The price and trading liquidity of our common stock and our NYSE-listed issues of preferred stock may be adversely
affected if those securities are delisted from the NYSE.
If we do not satisfy the minimum share price, corporate governance and other requirements of the continued listing
standards of the NYSE, our common stock and NYSE-listed issues of preferred stock could be delisted from the NYSE. On
November 17, 2008, we received a notice from the NYSE that we had failed to satisfy the NYSE’s minimum share price
standards for continued listing of our common stock. During the consecutive 30 trading-day period ended November 17,
2008, the average closing price of our common stock on the NYSE was less than $1.00 per share, and it has remained below
$1.00 per share since that date. Under an NYSE rule change effective as of February 26, 2009, the minimum price listing
standard has been suspended until June 30, 2009. If we do not regain compliance during the suspension period, the six-
month compliance period that began on November 17, 2008 will recommence and we will have the remaining balance of
that period to meet the standard.
If we are not able to cure the price deficiency, our common stock could be delisted from the NYSE, and this would also
likely result in the delisting of our NYSE-listed preferred stock. The delisting of our common stock or NYSE-listed preferred
stock would require any trading in these securities to occur in the over-the-counter market and could adversely affect the
market prices and liquidity of the markets for these securities.
Material weaknesses and other deficiencies in internal control over financial reporting and disclosure controls could
result in errors, affect operating results and cause investors to lose confidence in our reported results.
We face continuing challenges because of deficiencies in our accounting infrastructure and controls and the operational
complexities of our business. As of December 31, 2008, we had four material weaknesses in internal control over financial
reporting, and have determined that our disclosure controls and procedures were not effective as of December 31, 2008, at a
reasonable level of assurance.

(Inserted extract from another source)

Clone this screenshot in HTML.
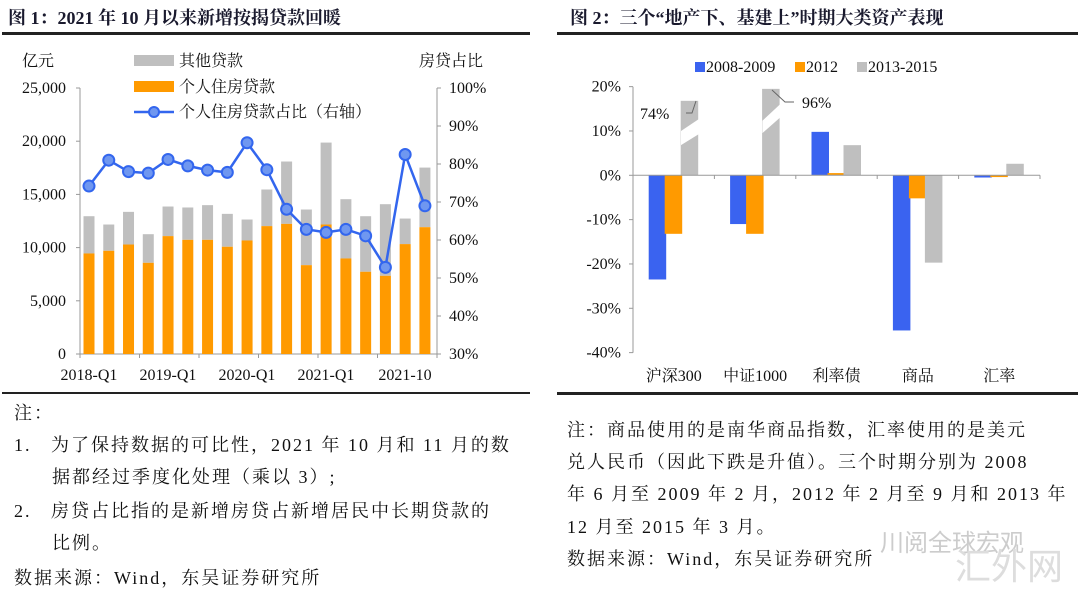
<!DOCTYPE html>
<html><head><meta charset="utf-8"><style>
body{margin:0;background:#fff;width:1080px;height:589px;overflow:hidden;font-family:"Liberation Serif","Noto Serif CJK SC",serif;}
.t{position:absolute;white-space:nowrap;color:#111;font-size:18px;letter-spacing:2px;}
.h{font-weight:bold;font-size:18px;color:#1a1a2e;letter-spacing:0;}
</style></head><body>
<div class="t h" style="left:8px;top:4px">图 1：2021 年 10 月以来新增按揭贷款回暖</div>
<div class="t h" style="left:570px;top:4px">图 2：三个“地产下、基建上”时期大类资产表现</div>
<div style="position:absolute;left:2px;top:32px;width:528px;height:3px;background:#222"></div>
<div style="position:absolute;left:557px;top:32px;width:521px;height:3px;background:#222"></div>
<div style="position:absolute;left:2px;top:392px;width:528px;height:2px;background:#222"></div>
<div style="position:absolute;left:557px;top:392px;width:521px;height:3px;background:#222"></div>

<div class="t" style="left:14px;top:399px">注：</div>
<div class="t" style="left:14px;top:431px">1.&nbsp;&nbsp;&nbsp;为了保持数据的可比性，2021 年 10 月和 11 月的数</div>
<div class="t" style="left:52px;top:463px">据都经过季度化处理（乘以 3）;</div>
<div class="t" style="left:14px;top:497px">2.&nbsp;&nbsp;&nbsp;房贷占比指的是新增房贷占新增居民中长期贷款的</div>
<div class="t" style="left:52px;top:529px">比例。</div>
<div class="t" style="left:14px;top:564px">数据来源：Wind，东吴证券研究所</div>

<div class="t" style="left:567px;top:416px">注：商品使用的是南华商品指数，汇率使用的是美元</div>
<div class="t" style="left:567px;top:448px">兑人民币（因此下跌是升值）。三个时期分别为 2008</div>
<div class="t" style="left:567px;top:480px">年 6 月至 2009 年 2 月，2012 年 2 月至 9 月和 2013 年</div>
<div class="t" style="left:567px;top:513px">12 月至 2015 年 3 月。</div>
<div class="t" style="left:567px;top:545px">数据来源：Wind，东吴证券研究所</div>
<div class="t" style="left:880px;top:523px;color:#ccc;font-size:24px;letter-spacing:0;font-family:'Liberation Sans','Noto Sans CJK SC',sans-serif">川阅全球宏观</div>
<div class="t" style="left:955px;top:538px;color:#ddd;font-size:36px;letter-spacing:0;font-family:'Liberation Sans','Noto Sans CJK SC',sans-serif">汇外网</div>

<svg width="1080" height="589" style="position:absolute;left:0;top:0" font-family="Liberation Serif, Noto Serif CJK SC, serif" font-size="16" fill="#111">
<g id="left"></g><g id="right"></g>
</svg>
<script>
const NS="http://www.w3.org/2000/svg";
function el(p,t,a,txt){const e=document.createElementNS(NS,t);for(const k in a)e.setAttribute(k,a[k]);if(txt!=null)e.textContent=txt;p.appendChild(e);return e;}
const L=document.getElementById('left');
const x0=80,x1=437,yT=88,yB=354;
const yv=v=>yB-v/25000*(yB-yT), yp=p=>yB-(p-30)/70*(yB-yT);
el(L,'line',{x1:x0,y1:yT,x2:x0,y2:yB,stroke:'#999'});
el(L,'line',{x1:x1,y1:yT,x2:x1,y2:yB,stroke:'#999'});
el(L,'line',{x1:x0,y1:yB,x2:x1,y2:yB,stroke:'#999'});
for(let i=0;i<=5;i++){const y=yv(i*5000);el(L,'line',{x1:x0-4,y1:y,x2:x0,y2:y,stroke:'#999'});el(L,'text',{x:x0-14,y:y+5,'text-anchor':'end'},i?(i*5).toString()+',000':'0');}
for(let p=30;p<=100;p+=10){const y=yp(p);el(L,'line',{x1:x1,y1:y,x2:x1+4,y2:y,stroke:'#999'});el(L,'text',{x:x1+12,y:y+5},p+'%');}
const tot=[12950,12170,13360,11260,13860,13770,13990,13170,12640,15460,18090,13580,19870,14550,12950,14080,12730,17520];
const org=[9450,9700,10290,8570,11080,10730,10730,10080,10670,12020,12230,8350,12170,8980,7730,7350,10330,11920];
const pct=[74.2,81,78,77.6,81.2,79.5,78.4,77.8,85.6,78.5,68.1,62.8,62,62.8,61.1,52.8,82.5,69];
const cx=i=>89+i*19.76;
for(let i=0;i<18;i++){el(L,'rect',{x:cx(i)-5.5,y:yv(tot[i]),width:11,height:yv(org[i])-yv(tot[i]),fill:'#bfbfbf'});el(L,'rect',{x:cx(i)-5.5,y:yv(org[i]),width:11,height:yB-yv(org[i]),fill:'#ff9a00'});}
for(let i=0;i<=6;i++){const x=x0+i*59.5;el(L,'line',{x1:x,y1:yB,x2:x,y2:yB+4,stroke:'#999'});}
[['2018-Q1',89],['2019-Q1',168],['2020-Q1',247],['2021-Q1',326],['2021-10',405]].forEach(([t,x])=>el(L,'text',{x:x,y:380,'text-anchor':'middle'},t));
el(L,'polyline',{points:pct.map((p,i)=>cx(i)+','+yp(p)).join(' '),fill:'none',stroke:'#3366ee','stroke-width':2.5});
pct.forEach((p,i)=>el(L,'circle',{cx:cx(i),cy:yp(p),r:5.5,fill:'#6f97f0',stroke:'#3366ee','stroke-width':2}));
el(L,'text',{x:22,y:66},'亿元');el(L,'text',{x:419,y:66},'房贷占比');
el(L,'rect',{x:134,y:55,width:40,height:11,fill:'#bfbfbf'});el(L,'text',{x:179,y:66},'其他贷款');
el(L,'rect',{x:134,y:81,width:40,height:11,fill:'#ff9a00'});el(L,'text',{x:179,y:92},'个人住房贷款');
el(L,'line',{x1:134,y1:112,x2:174,y2:112,stroke:'#3366ee','stroke-width':2.5});el(L,'circle',{cx:154,cy:112,r:5,fill:'#6f97f0',stroke:'#3366ee','stroke-width':2});el(L,'text',{x:179,y:117},'个人住房贷款占比（右轴）');

const R=document.getElementById('right');
const a0=633,a1=1040,rT=86.7,rB=352.7;
const ry=v=>175.3-v/10*44.33;
el(R,'line',{x1:a0,y1:rT,x2:a0,y2:rB,stroke:'#999'});
for(let v=20;v>=-40;v-=10){const y=ry(v);el(R,'line',{x1:a0-4,y1:y,x2:a0,y2:y,stroke:'#999'});el(R,'text',{x:a0-12,y:y+5,'text-anchor':'end'},v+'%');}
const cols=['#3a63f0','#ff9a00','#bfbfbf'];
const data=[[-23.5,-13.2,16.8],[-11,-13.2,19.5],[9.8,0.5,6.8],[-35,-5.2,-19.7],[-0.5,-0.4,2.6]];
const cats=['沪深300','中证1000','利率债','商品','汇率'];
for(let c=0;c<5;c++){const gc=a0+40.7+c*81.4;
 for(let s=0;s<3;s++){const v=data[c][s];const x=gc-25+s*16;const y=Math.min(ry(v),ry(0));el(R,'rect',{x:x,y:y,width:17.5,height:Math.abs(ry(v)-ry(0)),fill:cols[s]});}
 el(R,'text',{x:gc,y:381,'text-anchor':'middle'},cats[c]);
 el(R,'line',{x1:a0+(c+1)*81.4,y1:175.3,x2:a0+(c+1)*81.4,y2:179,stroke:'#999'});
}
el(R,'line',{x1:a0,y1:175.3,x2:a1,y2:175.3,stroke:'#999'});
[[682,0],[763.4,1]].forEach(([x,k])=>{const b=k?[ry(9.5),ry(13.5),ry(12.3),ry(16.5)]:[ry(6.8),ry(9.6),ry(10),ry(13)];
 el(R,'polygon',{points:`${x-1},${b[0]} ${x+19},${b[1]} ${x+19},${b[3]} ${x-1},${b[2]}`,fill:'#fff'});});
el(R,'polyline',{points:'696,101 692,113 686,113',fill:'none',stroke:'#666'});
el(R,'text',{x:640,y:119},'74%');
el(R,'polyline',{points:'772,90 785,102 794,102',fill:'none',stroke:'#666'});
el(R,'text',{x:802,y:108},'96%');
el(R,'rect',{x:695,y:62,width:10,height:10,fill:cols[0]});el(R,'text',{x:706,y:72},'2008-2009');
el(R,'rect',{x:795,y:62,width:10,height:10,fill:cols[1]});el(R,'text',{x:806,y:72},'2012');
el(R,'rect',{x:857,y:62,width:10,height:10,fill:cols[2]});el(R,'text',{x:868,y:72},'2013-2015');
</script>
</body></html>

These material weaknesses and other control deficiencies could result in errors, affect
operating results and cause investors to lose confidence in our reported results. For a description of our existing material
weaknesses, see “CONTROLS AND PROCEDURES — Internal Control Over Financial Reporting.
There are a number of factors that may impede our efforts to establish and maintain effective internal control and a
sound accounting infrastructure, including: the nature of the conservatorship and our relationship with FHFA; the complexity
of our business activities and related GAAP requirements; significant turnover in our senior management and Board of
Directors; uncertainty regarding the operating effectiveness and sustainability of newly established controls; and the uncertain
impacts of recent housing and credit market volatility on the reliability of our models used to develop our accounting
estimates. We cannot be certain that our efforts to improve our internal control over financial reporting will ultimately be
successful.
Controls and procedures, no matter how well designed and operated, provide only reasonable assurance that material
errors in our financial statements will be prevented or detected on a timely basis. A failure to establish and maintain effective
internal control over financial reporting increases the risks of a material error in our reported financial results and delay in
our financial reporting timeline. Depending on the nature of a failure and any required remediation, ineffective controls could
have a material adverse effect on our business.
Delays in meeting our financial reporting obligations could affect our ability to maintain the listing of our securities on
the NYSE. Ineffective controls could also cause investors to lose confidence in our reported financial information, which
may have an adverse effect on the trading price of our securities.